To get the best possible results, you must know and understand the numbers that play into your hiring strategy. Here’s the data you should be collecting and analyzing to help streamline your hiring process.
It’s crucial that hiring managers understand seasonal fluctuations in a business and hire accordingly. This means being able to pull numbers from previous years or making industry connections in a new business. Are there times of the day, week or year when you’ll need more staff on hand? For example, during the audit season in the accounting department of a large corporation or the holidays in a retail store.
Using a smart scheduling app like Humanity and taking the time to acknowledge and understand fluctuations in business will help you find the right amount of staff to keep your business running optimally. It will not only prevent potential staff shortages, but it will also help you prevent staff overages. Knowing that your workload increases by 29% in the holiday season will allow you to hire a temporary solution, rather than a permanent employee who will have nothing to do come January.
Cost of a Recruiter
Many businesses choose to work with a recruiter to reduce the time to hire (which we’ll discuss in the next section) or find a specialized individual to help the organization. To be able to assess the opportunity cost or return on investment of working with a recruiter, HR needs to understand the different numbers associated with their services.

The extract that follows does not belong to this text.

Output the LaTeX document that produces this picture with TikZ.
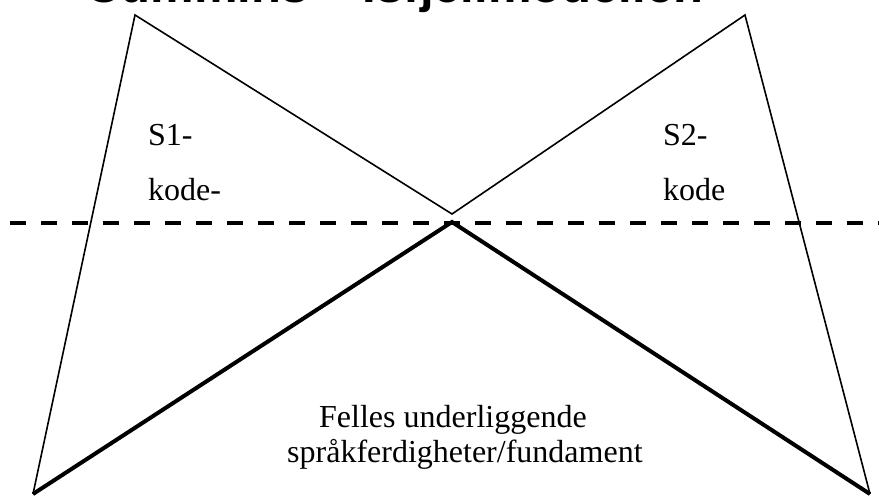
\documentclass[tikz,border=0pt]{standalone}
\usepackage{fontspec}
\setmainfont{Liberation Serif}
\newfontfamily\headfont{Liberation Sans}
\begin{document}
\begin{tikzpicture}[x=1pt,y=-1pt,
  thinline/.style={line width=1.6pt,line join=miter},
  thickline/.style={line width=4pt,line join=miter},
  waterline/.style={line width=3.8pt,dash pattern=on 16pt off 15pt},
  label/.style={inner sep=0pt,anchor=base west,font=\fontsize{32}{36}\selectfont}]
  \useasboundingbox (0,0) rectangle (879,498);
  \clip (0,0) rectangle (879,498);
  \fill[white] (0,0) rectangle (879,498);

  % heading, mostly above the page edge
  \node[inner sep=0pt,anchor=base west,font=\headfont\bfseries\fontsize{49}{54}\selectfont]
    (head) at (85,2) {Cummins – Isfjellmodellen};

  % vertices
  \coordinate (s1top) at (135,15);
  \coordinate (s1bot) at (33,494);
  \coordinate (s2top) at (745,15);
  \coordinate (s2bot) at (870,494);
  \coordinate (meet) at (452,214);
  \coordinate (cup) at (452,222);
  \coordinate (wl) at (10,223);
  \coordinate (wr) at (879,223);

  % the two surface peaks
  \draw[thinline] (s1bot) -- (s1top) -- (meet) -- (s2top) -- (s2bot);

  % waterline
  \draw[waterline] (wl) -- (wr);

  % common underlying base
  \draw[thickline] (s1bot) -- (cup) -- (s2bot);

  % labels
  \node[label] (s1a) at (148,145) {S1-};
  \node[label] (s1b) at (148,200) {kode-};
  \node[label] (s2a) at (663,145) {S2-};
  \node[label] (s2b) at (663,200) {kode};
  \node[label] (base1) at (319,427) {Felles underliggende};
  \node[label] (base2) at (287,462) {språkferdigheter/fundament};
\end{tikzpicture}
\end{document}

A retained recruiter will charge a pre-negotiated rate for their services, which may be a flat rate for the duration of the recruiting process or have some fluctuation depending on the position they’re trying to fill. A contingency recruiter only collects payment when a candidate is hired. This could be a percentage of the candidate’s annual salary or a flat fee.
Time to Hire
Another important number to know when hiring is the time it takes to hire or the time a position remains open. Having a vacancy means that not everything is being handled as effectively as it should. This results in a decrease in productivity due to the lack of adequate work, as well as the impact on remaining employees who have additional responsibilities.

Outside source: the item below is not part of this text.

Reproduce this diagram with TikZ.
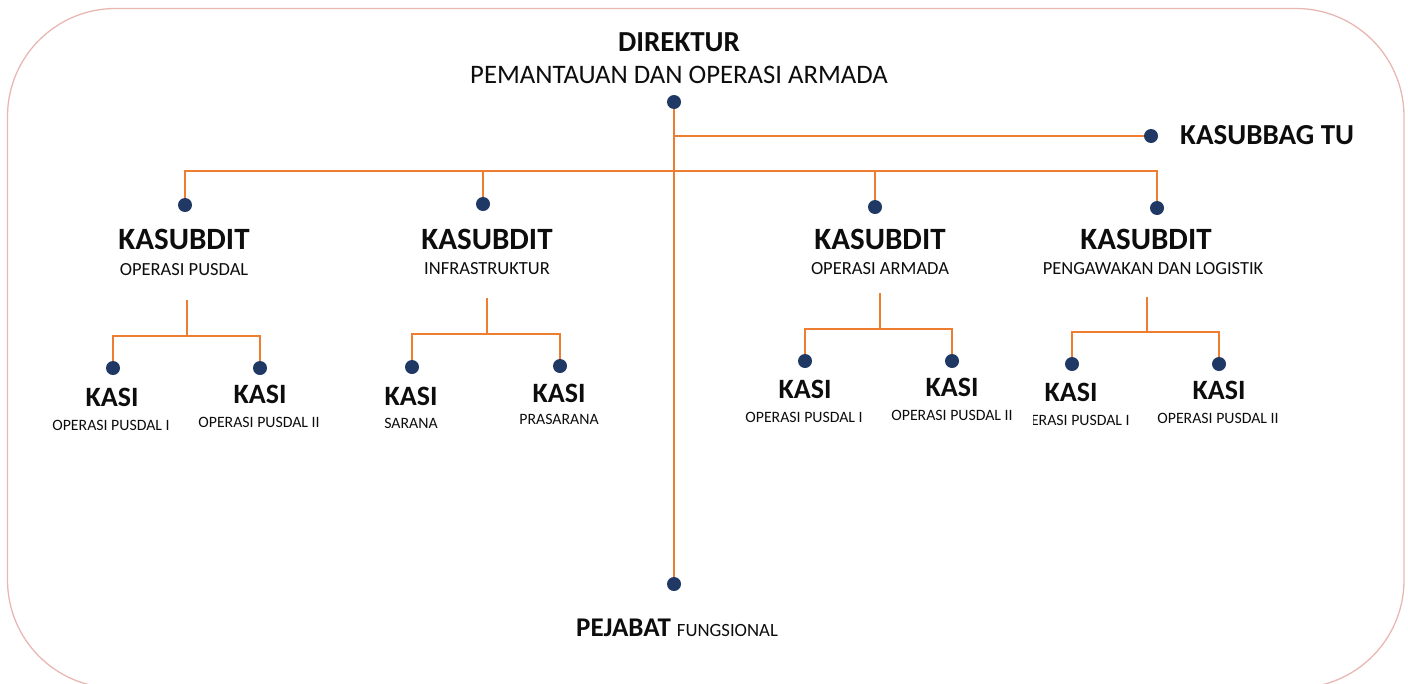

Having an open position can also cost you business, as it could cause delays and gaps in your sales order processing and ongoing innovation projects. Consider the idea that an employee generates the revenue to justify their annual salary. So, if an employee makes $50,000 annually to pay for the work they do, it works out to about 250 working days when vacation is considered. Thus, the employee is worth $200 a day. If that employee leaves and it takes four weeks to fill the position, the vacancy cost $4000. That’s not including the fees associated with hiring.
There are a lot of costs associated with hiring, even if you manage the process internally rather than using an external recruiter. Posting a job on job boards costs money. When you calculate the time your human resources department and hiring manager spends on crafting a job posting, pre-screening candidates, contacting eligible candidates for interviews, conducting the interviews, and processing paperwork, it adds up quickly.

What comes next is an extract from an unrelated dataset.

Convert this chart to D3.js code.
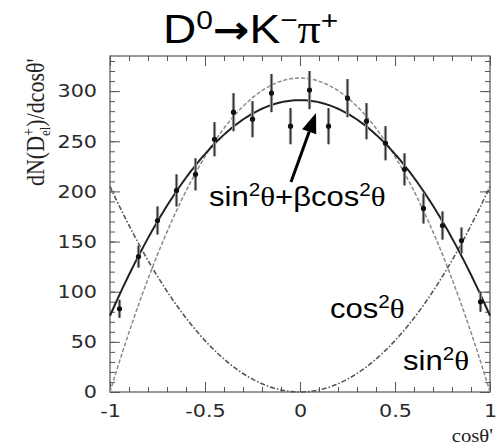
<!DOCTYPE html>
<html>
<head>
<meta charset="utf-8">
<script src="https://cdn.jsdelivr.net/npm/d3@7"></script>
<style>
  html, body { margin: 0; padding: 0; background: #fff; }
  svg { display: block; }
</style>
</head>
<body>
<svg id="chart" width="497" height="448"></svg>
<script>
// Helicity angle distribution of D0 -> K- pi+ decays
const binCenters = [-0.95, -0.85, -0.75, -0.65, -0.55, -0.45, -0.35, -0.25, -0.15, -0.05,
                     0.05,  0.15,  0.25,  0.35,  0.45,  0.55,  0.65,  0.75,  0.85,  0.95];
const counts     = [83, 135, 171, 201, 217, 252, 279, 272, 298, 265,
                    301, 265, 293, 270, 248, 222, 183, 166, 151, 90];
const errors     = [9, 11, 14, 16, 16, 17, 19, 18, 19, 18,
                    19, 18, 19, 18, 17, 16, 15, 14, 13, 10];

// Curve amplitudes: N(c) = a*(1-c^2) + b*c^2
const fitSinAmp = 291, fitCosAmp = 76;   // sin^2 + beta cos^2 fit
const pureSinAmp = 313;                   // pure sin^2
const pureCosAmp = 205;                   // pure cos^2

const xTickValues = [-1, -0.5, 0, 0.5, 1];
const xTickLabels = ["-1", "-0.5", "0", "0.5", "1"];
const yTickValues = [0, 50, 100, 150, 200, 250, 300];
const yTickLabels = ["0", "50", "100", "150", "200", "250", "300"];

const STRETCH = 1.15;
const svg = d3.select("#chart");

const x = d3.scaleLinear().domain([-1, 1]).range([110, 490]);
const y = d3.scaleLinear().domain([0, 335]).range([392, 56]);

const frameColor = "#555";

// widen glyphs horizontally, keeping the anchor point fixed
function stretch(sel) {
  sel.each(function () {
    const t = d3.select(this);
    const x0 = +t.attr("x") || 0;
    t.attr("x", x0 / STRETCH).attr("transform", `scale(${STRETCH},1)`);
  });
}

// frame
svg.append("rect")
  .attr("x", x(-1)).attr("y", y(335))
  .attr("width", x(1) - x(-1)).attr("height", y(0) - y(335))
  .attr("fill", "none").attr("stroke", frameColor).attr("stroke-width", 1.2);

const xMinor = d3.range(-10, 11).map(i => i / 10);
const yMinor = d3.range(0, 34).map(i => i * 10);

function tickAxis(axisFn, scale, values, size, tx, ty) {
  const g = svg.append("g").attr("transform", `translate(${tx},${ty})`)
    .call(axisFn(scale).tickValues(values).tickSize(size).tickFormat(""));
  g.select(".domain").remove();
  g.selectAll("line").attr("stroke", frameColor).attr("stroke-width", 1);
  return g;
}
// bottom / top
tickAxis(d3.axisBottom, x, xMinor, -5, 0, y(0));
tickAxis(d3.axisBottom, x, xTickValues, -10, 0, y(0));
tickAxis(d3.axisTop, x, xMinor, -5, 0, y(335));
tickAxis(d3.axisTop, x, xTickValues, -10, 0, y(335));
// left / right
tickAxis(d3.axisLeft, y, yMinor, -5, x(-1), 0);
tickAxis(d3.axisLeft, y, yTickValues, -10, x(-1), 0);
tickAxis(d3.axisRight, y, yMinor, -5, x(1), 0);
tickAxis(d3.axisRight, y, yTickValues, -10, x(1), 0);

// tick labels
const gx = svg.append("g").attr("transform", `translate(0,${y(0)})`)
  .call(d3.axisBottom(x).tickValues(xTickValues).tickSize(0).tickPadding(12)
    .tickFormat((d, i) => xTickLabels[i]));
gx.select(".domain").remove();
gx.selectAll("text").attr("font-family", "DejaVu Sans").attr("font-size", 18).attr("fill", "#2a2a2a").call(stretch);

const gy = svg.append("g").attr("transform", `translate(${x(-1)},0)`)
  .call(d3.axisLeft(y).tickValues(yTickValues).tickSize(0).tickPadding(13)
    .tickFormat((d, i) => yTickLabels[i]));
gy.select(".domain").remove();
gy.selectAll("text").attr("font-family", "DejaVu Sans").attr("font-size", 18).attr("fill", "#2a2a2a").call(stretch);

// curves
const cs = d3.range(-1, 1.0001, 0.01);
const line = d3.line().x(d => x(d[0])).y(d => y(d[1]));
const plot = svg.append("g");

plot.append("path")
  .attr("d", line(cs.map(c => [c, pureSinAmp * (1 - c * c)])))
  .attr("fill", "none").attr("stroke", "#8a8a8a").attr("stroke-width", 1.5)
  .attr("stroke-dasharray", "4,2");

plot.append("path")
  .attr("d", line(cs.map(c => [c, pureCosAmp * c * c])))
  .attr("fill", "none").attr("stroke", "#555").attr("stroke-width", 1.6)
  .attr("stroke-dasharray", "5,2,1.5,2");

plot.append("path")
  .attr("d", line(cs.map(c => [c, fitSinAmp * (1 - c * c) + fitCosAmp * c * c])))
  .attr("fill", "none").attr("stroke", "#222").attr("stroke-width", 2);

// data points with error bars
const pts = binCenters.map((c, i) => ({ c, n: counts[i], e: errors[i] }));
const pg = plot.append("g");
pg.selectAll("line.err").data(pts).join("line")
  .attr("class", "err")
  .attr("x1", d => x(d.c)).attr("x2", d => x(d.c))
  .attr("y1", d => y(d.n - d.e)).attr("y2", d => y(d.n + d.e))
  .attr("stroke", "#8f8f8f").attr("stroke-width", 3.2);
pg.selectAll("line.errc").data(pts).join("line")
  .attr("class", "errc")
  .attr("x1", d => x(d.c)).attr("x2", d => x(d.c))
  .attr("y1", d => y(d.n - d.e)).attr("y2", d => y(d.n + d.e))
  .attr("stroke", "#333").attr("stroke-width", 1);
pg.selectAll("circle").data(pts).join("circle")
  .attr("cx", d => x(d.c)).attr("cy", d => y(d.n)).attr("r", 2.6)
  .attr("fill", "#111");

// title
const title = svg.append("text")
  .attr("x", 163).attr("y", 43)
  .attr("font-family", "Liberation Sans, Arial, sans-serif").attr("font-size", 40).attr("fill", "#000");
title.append("tspan").text("D");
title.append("tspan").attr("font-size", 26).attr("dy", -14).text("0");
title.append("tspan").attr("font-family", "DejaVu Sans").attr("font-weight", "bold").attr("font-size", 38).attr("dy", 14).text("\u2192");
title.append("tspan").text("K");
title.append("tspan").attr("font-size", 26).attr("dy", -14).text("\u2212");
title.append("tspan").attr("font-family", "Liberation Serif, serif").attr("dy", 14).text("\u03c0");
title.append("tspan").attr("font-size", 26).attr("dy", -14).text("+");
title.call(stretch);

// annotation helper: base text with raised "2" and serif theta
function label(px, py, parts) {
  const t = svg.append("text").attr("x", px).attr("y", py)
    .attr("font-family", "Liberation Sans, Arial, sans-serif").attr("font-size", 27).attr("fill", "#000");
  let raised = false;
  parts.forEach(p => {
    const s = t.append("tspan").text(p.t);
    if (p.sup && !raised) { s.attr("dy", -10).attr("font-size", 18); raised = true; }
    else if (!p.sup && raised) { s.attr("dy", 10); raised = false; }
    if (p.serif) s.attr("font-family", "Liberation Serif, serif");
  });
  t.call(stretch);
  return t;
}
label(209, 206, [{t: "sin"}, {t: "2", sup: true}, {t: "\u03b8", serif: true}, {t: "+\u03b2cos"},
                 {t: "2", sup: true}, {t: "\u03b8", serif: true}]);
label(330, 318, [{t: "cos"}, {t: "2", sup: true}, {t: "\u03b8", serif: true}]);
label(403, 370, [{t: "sin"}, {t: "2", sup: true}, {t: "\u03b8", serif: true}]);

// arrow pointing at the fitted maximum
const tip = [316, 113], tail = [291, 182];
const ang = Math.atan2(tip[1] - tail[1], tip[0] - tail[0]);
const headLen = 20, headW = 7.5;
const bx = tip[0] - headLen * Math.cos(ang), by = tip[1] - headLen * Math.sin(ang);
svg.append("line").attr("x1", tail[0]).attr("y1", tail[1]).attr("x2", bx).attr("y2", by)
  .attr("stroke", "#000").attr("stroke-width", 3);
svg.append("path")
  .attr("d", `M${tip[0]},${tip[1]} L${bx + headW * Math.sin(ang)},${by - headW * Math.cos(ang)} L${bx - headW * Math.sin(ang)},${by + headW * Math.cos(ang)} Z`)
  .attr("fill", "#000");

// axis titles
const yl = svg.append("text")
  .attr("transform", "translate(44,186) scale(1.15,1) rotate(-90)")
  .attr("font-family", "Liberation Serif, serif").attr("font-size", 22).attr("fill", "#222");
yl.append("tspan").text("dN(D");
yl.append("tspan").attr("font-size", 14).attr("dy", -9).text("+");
yl.append("tspan").attr("font-size", 13).attr("dx", -8).attr("dy", 14).text("el");
yl.append("tspan").attr("dy", -5).text(")/dcos\u03b8'");

svg.append("text")
  .attr("x", 493).attr("y", 442).attr("text-anchor", "end")
  .attr("font-family", "Liberation Serif, serif").attr("font-size", 18).attr("fill", "#222")
  .text("cos\u03b8'").call(stretch);
</script>
</body>
</html>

You must also consider the opportunity cost of having your people focus on this task. If the manager of your marketing department is focused on finding a new assistant rather than being devoted to their projects, this will result in delays that slow a new product’s time to market. There are a lot of hidden costs associated with hiring.
Avoid a Bad Hire
Finally, a bad hire can cost a company double what a successful hire costs. That’s why it’s essential that businesses know their numbers in hiring and create an effective hiring strategy to streamline the process.